Make Ghostbusters Your like Coach


Ghostbusters never really hit our screens, yet we’re still as big fan boys as everyone else. There’s Ray’s childlike wonder (“You gotta try this pole!”), Egon’s clinical lack of emotion, Peter’s endearing cynicism, Winston’s sod-it-it’s-a-job attitude. But beyond marshmallow men, inter-dimensional fridges and a great dickless gag, Ghostbusters is full of lessons no other “kids” film has ever dared teach…

Lesson 1: You don’t have to be handsome to be sexy. Bill Murray’s no hunk – he slouches, he’s got a belly, his face is scratched to shit – but he’s attractive to women. He’s confident, unflappable and charismatic, which beats Prince Charming cheekbones any day.

Lesson 2: It’s easier to ask for forgiveness than get permission. The guys have unlicenced nuclear accelerators on their backs and run their containment unit off the city grid. But it’s only when their services are shut down that everything goes shithouse – all the red tape they have to go through slows things down, and once they succeed, they’re not only forgiven but actually hailed as heroes.

Lesson 3: People without mates have a really shit time. Everyone who faces anything alone – Walter Peck, Louis Tully – has a terrible time, while the ‘Busters manage to make gags even when facing doom, because they’ve got each other’s backs. Imminent death leads to the film’s only moment of sincerity between the buddies: “See you on the other side, Ray.” “Nice working with you, Dr Venkman.”

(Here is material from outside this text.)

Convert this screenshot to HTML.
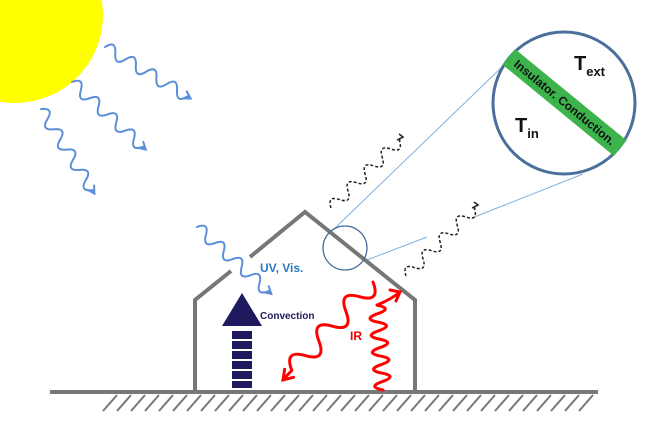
<!DOCTYPE html>
<html><head><meta charset="utf-8"><style>
html,body{margin:0;padding:0;background:#fff;}
svg{display:block;}
text{font-family:"Liberation Sans",sans-serif;font-weight:bold;}
</style></head><body>
<svg width="665" height="430" viewBox="0 0 665 430" xmlns="http://www.w3.org/2000/svg">
<circle cx="15" cy="15" r="88" fill="#ffff00"/>
<g fill="none" stroke="#5b8fd8" stroke-width="2" stroke-linecap="round">
<g transform="translate(105,47) rotate(31)"><path d="M0,0 q6,-12 12,0 t12,0 t12,0 t12,0 t12,0 t12,0 t12,0 t12,0 L100,0 M93,-4 L100,0 L93,4"/></g>
<g transform="translate(72,82) rotate(42.5)"><path d="M0,0 q6,-12 12,0 t12,0 t12,0 t12,0 t12,0 t12,0 t12,0 t12,0 L100,0 M93,-4 L100,0 L93,4"/></g>
<g transform="translate(41,109) rotate(57.7)"><path d="M0,0 q6,-12 12,0 t12,0 t12,0 t12,0 t12,0 t12,0 t12,0 t12,0 L100,0 M93,-4 L100,0 L93,4"/></g>
<g transform="translate(197,227) rotate(42)"><path d="M0,0 q6,-12 12,0 t12,0 t12,0 t12,0 t12,0 t12,0 t12,0 t12,0 L100,0 M93,-4 L100,0 L93,4"/></g>
</g>
<g stroke="#7fb0e0" stroke-width="1">
<line x1="333" y1="230" x2="503" y2="66"/>
<line x1="367" y1="260" x2="427" y2="237"/>
<line x1="472" y1="218" x2="583" y2="174"/>
</g>
<g fill="none" stroke="#222" stroke-width="1.5" stroke-dasharray="3 2">
<g transform="translate(331,208) rotate(-44.6)"><path d="M0,0 q6,-12 12,0 t12,0 t12,0 t12,0 t12,0 t12,0 t12,0 t12,0 L100,0"/></g>
<g transform="translate(406,276) rotate(-44.6)"><path d="M0,0 q6,-12 12,0 t12,0 t12,0 t12,0 t12,0 t12,0 t12,0 t12,0 L100,0"/></g>
</g>
<g fill="none" stroke="#222" stroke-width="1.5">
<path d="M397,140 L403,137 L399,134"/>
<path d="M472,208 L478,205 L474,202"/>
</g>
<g fill="none" stroke="#777" stroke-width="4">
<path d="M195,392 L195,300 L231,271"/>
<path d="M250,257 L305,212 L415,300 L415,392"/>
<line x1="50" y1="392" x2="598" y2="392"/>
</g>
<g stroke="#777" stroke-width="2">
<line x1="103" y1="411" x2="117" y2="395"/><line x1="117" y1="411" x2="131" y2="395"/><line x1="131" y1="411" x2="145" y2="395"/><line x1="145" y1="411" x2="159" y2="395"/><line x1="159" y1="411" x2="173" y2="395"/><line x1="173" y1="411" x2="187" y2="395"/><line x1="187" y1="411" x2="201" y2="395"/><line x1="201" y1="411" x2="215" y2="395"/><line x1="215" y1="411" x2="229" y2="395"/><line x1="229" y1="411" x2="243" y2="395"/><line x1="243" y1="411" x2="257" y2="395"/><line x1="257" y1="411" x2="271" y2="395"/><line x1="271" y1="411" x2="285" y2="395"/><line x1="285" y1="411" x2="299" y2="395"/><line x1="299" y1="411" x2="313" y2="395"/><line x1="313" y1="411" x2="327" y2="395"/><line x1="327" y1="411" x2="341" y2="395"/><line x1="341" y1="411" x2="355" y2="395"/><line x1="355" y1="411" x2="369" y2="395"/><line x1="369" y1="411" x2="383" y2="395"/><line x1="383" y1="411" x2="397" y2="395"/><line x1="397" y1="411" x2="411" y2="395"/><line x1="411" y1="411" x2="425" y2="395"/><line x1="425" y1="411" x2="439" y2="395"/><line x1="439" y1="411" x2="453" y2="395"/><line x1="453" y1="411" x2="467" y2="395"/><line x1="467" y1="411" x2="481" y2="395"/><line x1="481" y1="411" x2="495" y2="395"/><line x1="495" y1="411" x2="509" y2="395"/><line x1="509" y1="411" x2="523" y2="395"/><line x1="523" y1="411" x2="537" y2="395"/><line x1="537" y1="411" x2="551" y2="395"/><line x1="551" y1="411" x2="565" y2="395"/><line x1="565" y1="411" x2="579" y2="395"/><line x1="579" y1="411" x2="593" y2="395"/>
</g>
<circle cx="345" cy="248" r="22" fill="none" stroke="#4a6f9a" stroke-width="1.3"/>
<g fill="#1f1a5e">
<polygon points="242,293 222,326 262,326"/>
<rect x="232" y="331" width="20" height="8"/>
<rect x="232" y="341" width="20" height="8"/>
<rect x="232" y="351" width="20" height="8"/>
<rect x="232" y="361" width="20" height="8"/>
<rect x="232" y="371" width="20" height="8"/>
<rect x="232" y="381" width="20" height="7"/>
</g>
<text x="260" y="319" font-size="10" fill="#1f1a5e">Convection</text>
<text x="260" y="272" font-size="12" fill="#2a78c2">UV, Vis.</text>
<text x="350" y="340" font-size="12" fill="#e00">IR</text>
<g fill="none" stroke="#f00" stroke-width="3" stroke-linecap="round">
<g transform="translate(373,282) rotate(132.6)"><path d="M0,0 q10,-20 20,0 t20,0 t20,0 t20,0 t20,0 t20,0 L133,0 M124,-6 L133,0 L124,6"/></g>
<g transform="translate(383,390) rotate(-94)"><path d="M0,0 q4.25,-16 8.5,0 t8.5,0 t8.5,0 t8.5,0 t8.5,0 t8.5,0 t8.5,0 t8.5,0 t8.5,0 t8.5,0"/></g>
<path d="M377,305 Q390,300 400,292 M390,290 L400,292 L396,301"/>
</g>
<circle cx="564" cy="103" r="71" fill="#fff" stroke="#4a6f9a" stroke-width="3"/>
<g transform="translate(564.5,102.5) rotate(39.3)">
<rect x="-72" y="-10" width="144" height="20" fill="#3cb44b"/>
<text x="0" y="4" font-size="12" fill="#111" text-anchor="middle">Insulator. Conduction.</text>
</g>
<text x="574" y="70" font-size="20" fill="#111">T<tspan font-size="13" dy="6">ext</tspan></text>
<text x="515" y="132" font-size="20" fill="#111">T<tspan font-size="13" dy="6">in</tspan></text>
</svg>
</body></html>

Lesson 4: Common sense sucks. The idea of crossing proton streams is inconceivable, as it’ll result in “every molecule in your body exploding at the speed of light”. But ultimately, how do they save the day? By sticking a middle finger up at common sense, throwing sensibility out of the window, and crossing those proton streams. There’s definitely a lesson in there somewhere. Ghostbusters. It isn’t just a film. It’s a guide to life.